Gazyvaro is the first ‘type II’ anti-CD20 monoclonal antibody licensed for the treatment of CLL and is designed to attack blood cancers more aggressively than ‘type I’ treatments such as MabThera (rituximab).
According to the Swiss drugmaker, the drug has a double-pronged mode of attack being able to kill cancer cells directly as well as alert the body’s immune system to ‘enemy’ cancer cells, thereby boosting the immune response.
Specifically, Gazyvaro has been recommended by the Sottish Medicines Consortium for use in combination with chlorambucil chemotherapy for the treatment of previously-untreated patients with CLL and co-existing medical conditions who are unsuitable for full-dose fludarabine-based therapy.

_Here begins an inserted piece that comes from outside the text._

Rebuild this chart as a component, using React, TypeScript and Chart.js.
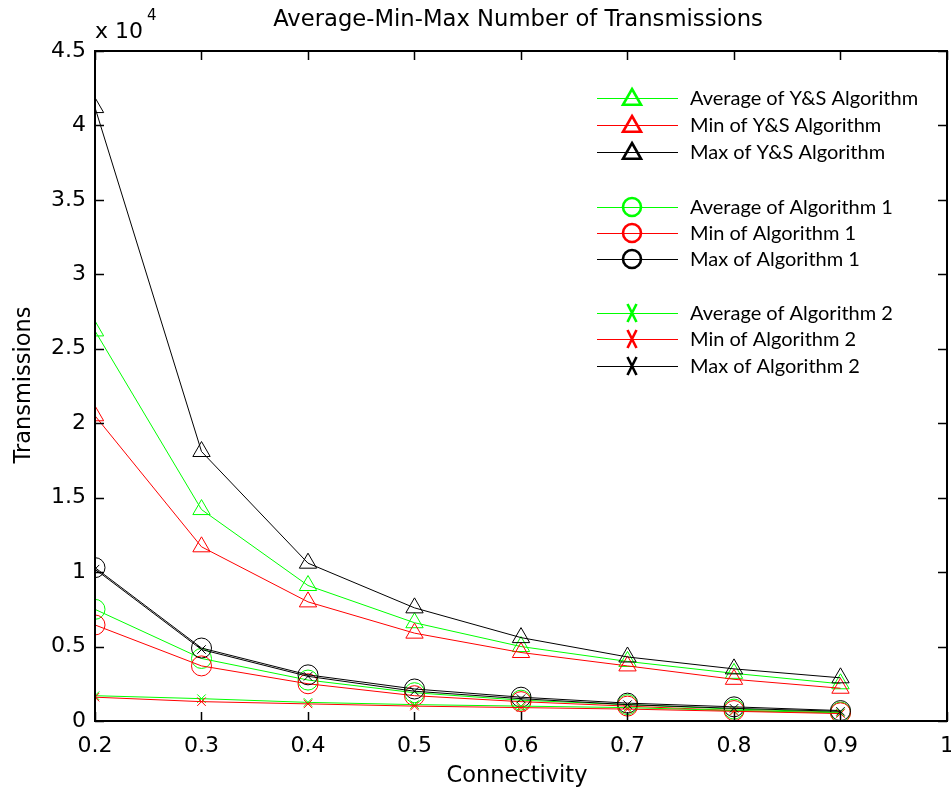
import React, { useEffect, useRef } from "react";
import { Chart, registerables } from "chart.js";

Chart.register(...registerables);

const connectivity = [0.2, 0.3, 0.4, 0.5, 0.6, 0.7, 0.8, 0.9];
const xTicks = [0.2, 0.3, 0.4, 0.5, 0.6, 0.7, 0.8, 0.9, 1];
const yTicks = [0, 5000, 10000, 15000, 20000, 25000, 30000, 35000, 40000, 45000];

const avgYS = [26200, 14200, 9100, 6600, 5000, 4000, 3200, 2500];
const minYS = [20500, 11700, 8000, 5900, 4600, 3700, 2800, 2200];
const maxYS = [41200, 18100, 10600, 7600, 5600, 4300, 3500, 2900];
const avgA1 = [7500, 4200, 2750, 1900, 1400, 1100, 800, 600];
const minA1 = [6450, 3700, 2500, 1700, 1300, 1000, 700, 550];
const maxA1 = [10300, 4900, 3100, 2150, 1600, 1200, 950, 700];
const avgA2 = [1700, 1500, 1250, 1100, 1000, 900, 700, 550];
const minA2 = [1600, 1300, 1150, 1000, 900, 800, 650, 500];
const maxA2 = [10200, 4800, 3000, 2000, 1500, 1100, 850, 650];

const GREEN = "#00ff00";
const RED = "#ff0000";
const BLACK = "#000000";

const seriesDefs = [
  { label: "Average of Y&S Algorithm", data: avgYS, color: GREEN, marker: "triangle" },
  { label: "Min of Y&S Algorithm", data: minYS, color: RED, marker: "triangle" },
  { label: "Max of Y&S Algorithm", data: maxYS, color: BLACK, marker: "triangle" },
  { label: "Average of Algorithm 1", data: avgA1, color: GREEN, marker: "circle" },
  { label: "Min of Algorithm 1", data: minA1, color: RED, marker: "circle" },
  { label: "Max of Algorithm 1", data: maxA1, color: BLACK, marker: "circle" },
  { label: "Average of Algorithm 2", data: avgA2, color: GREEN, marker: "crossRot" },
  { label: "Min of Algorithm 2", data: minA2, color: RED, marker: "crossRot" },
  { label: "Max of Algorithm 2", data: maxA2, color: BLACK, marker: "crossRot" },
];

const TICK_FONT = "DejaVu Sans";

const drawMarker = (ctx: CanvasRenderingContext2D, style: string, x: number, y: number, r: number) => {
  ctx.beginPath();
  if (style === "triangle") {
    ctx.moveTo(x, y - r);
    ctx.lineTo(x + r * 1.0, y + r * 0.75);
    ctx.lineTo(x - r * 1.0, y + r * 0.75);
    ctx.closePath();
  } else if (style === "circle") {
    ctx.arc(x, y, r, 0, Math.PI * 2);
  } else {
    ctx.moveTo(x - r * 0.5, y - r);
    ctx.lineTo(x + r * 0.5, y + r);
    ctx.moveTo(x + r * 0.5, y - r);
    ctx.lineTo(x - r * 0.5, y + r);
  }
  ctx.stroke();
};

const decorPlugin = {
  id: "matlabDecor",
  afterDraw(chart: any) {
    const { ctx, chartArea } = chart;
    const { left, right, top, bottom } = chartArea;
    const xs = chart.scales.x;
    const ys = chart.scales.y;
    ctx.save();
    // box
    ctx.strokeStyle = "#000";
    ctx.lineWidth = 2;
    ctx.strokeRect(left, top, right - left, bottom - top);
    // inward ticks
    ctx.lineWidth = 1.5;
    const tl = 9;
    ctx.beginPath();
    xTicks.forEach((v) => {
      const px = Math.round(xs.getPixelForValue(v)) + 0.5;
      ctx.moveTo(px, bottom);
      ctx.lineTo(px, bottom - tl);
      ctx.moveTo(px, top);
      ctx.lineTo(px, top + tl);
    });
    yTicks.forEach((v) => {
      const py = Math.round(ys.getPixelForValue(v)) + 0.5;
      ctx.moveTo(left, py);
      ctx.lineTo(left + tl, py);
      ctx.moveTo(right, py);
      ctx.lineTo(right - tl, py);
    });
    ctx.stroke();

    // title
    ctx.fillStyle = "#000";
    ctx.textAlign = "center";
    ctx.textBaseline = "middle";
    ctx.font = `22.7px ${TICK_FONT}`;
    ctx.fillText("Average-Min-Max Number of Transmissions", 518, 20);
    // axis titles
    ctx.font = `22.5px ${TICK_FONT}`;
    ctx.fillText("Connectivity", 517, 776);
    ctx.save();
    ctx.translate(24, 385);
    ctx.rotate(-Math.PI / 2);
    ctx.fillText("Transmissions", 0, 0);
    ctx.restore();
    // exponent
    ctx.textAlign = "left";
    ctx.font = `22px ${TICK_FONT}`;
    ctx.fillText("x 10", 95, 32);
    ctx.font = `15px ${TICK_FONT}`;
    ctx.fillText("4", 147, 16);

    // legend
    const rowsY = [98, 125, 152, 207, 233, 259, 313, 339, 366];
    ctx.font = "20px Lato";
    ctx.textBaseline = "middle";
    chart.data.datasets.forEach((ds: any, i: number) => {
      const y = rowsY[i];
      ctx.strokeStyle = ds.borderColor;
      ctx.lineWidth = 1;
      ctx.beginPath();
      ctx.moveTo(597, y + 0.5);
      ctx.lineTo(678, y + 0.5);
      ctx.stroke();
      ctx.lineWidth = 2.6;
      drawMarker(ctx, ds.pointStyle, 632, y, 9);
      ctx.fillStyle = "#000";
      ctx.textAlign = "left";
      ctx.fillText(ds.label, 690, y + 1);
    });
    ctx.restore();
  },
};

export default function App() {
  const ref = useRef<HTMLCanvasElement>(null);
  useEffect(() => {
    document.body.style.margin = "0";
    const datasets = seriesDefs.map((s, i) => ({
      label: s.label,
      data: connectivity.map((x, k) => ({ x, y: s.data[k] })),
      borderColor: s.color,
      backgroundColor: "rgba(0,0,0,0)",
      borderWidth: 1,
      pointStyle: s.marker,
      pointRadius: s.marker === "crossRot" ? 6 : 10,
      pointBorderWidth: 1,
      pointBorderColor: s.color,
      pointBackgroundColor: "rgba(0,0,0,0)",
      tension: 0,
      fill: false,
      order: 100 - i,
    }));
    const chart = new Chart(ref.current!, {
      type: "line",
      data: { datasets },
      options: {
        animation: false,
        responsive: false,
        maintainAspectRatio: false,
        layout: { autoPadding: false, padding: { left: 0, right: 4, top: 51, bottom: 0 } },
        plugins: { legend: { display: false }, title: { display: false }, tooltip: { enabled: false } },
        scales: {
          x: {
            type: "linear",
            min: 0.2,
            max: 1,
            grid: { display: false, drawTicks: false },
            border: { display: false },
            ticks: {
              padding: 12,
              color: "#000",
              font: { family: TICK_FONT, size: 22 },
              maxRotation: 0,
              autoSkip: false,
              callback: (v: any) => String(Math.round(Number(v) * 10) / 10),
            },
            afterBuildTicks: (scale: any) => {
              scale.ticks = xTicks.map((v) => ({ value: v }));
            },
            afterFit: (scale: any) => {
              scale.height = 71;
              scale.paddingLeft = 0;
              scale.paddingRight = 0;
            },
          },
          y: {
            type: "linear",
            min: 0,
            max: 45000,
            grid: { display: false, drawTicks: false },
            border: { display: false },
            ticks: {
              padding: 9,
              color: "#000",
              font: { family: TICK_FONT, size: 22 },
              autoSkip: false,
              callback: (v: any) => String(Number(v) / 10000),
            },
            afterBuildTicks: (scale: any) => {
              scale.ticks = yTicks.map((v) => ({ value: v }));
            },
            afterFit: (scale: any) => {
              scale.width = 95;
              scale.paddingTop = 0;
              scale.paddingBottom = 0;
            },
          },
        },
      },
      plugins: [decorPlugin],
    });
    return () => chart.destroy();
  }, []);
  return <canvas ref={ref} width={951} height={792} style={{ display: "block", background: "#fff" }} />;
}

Clinical data from a key study, conducted in Scotland, helped secure the decision, showing that Gazyvaro/chemotherapy cut the risk of death by 59% and boosted progression-free survival by 15 months versus chemo alone, while 22.3% of patients were in complete remission compared to none of those in the control arm.
On the safety side, Roche says the drug has a “manageable tolerability profile” with the most common adverse events being infusion-related reactions, 21% of which were severe. Others reported were neutropenia (35%), low platelet count (thrombocytopenia) (11%), infections (11%), anaemia (5%) and leukopenia (5%).
The SMC decision closely follows a National Institute for Health and Care Excellence draft guidelines recommending use of Gazyvaro on the NHS in England.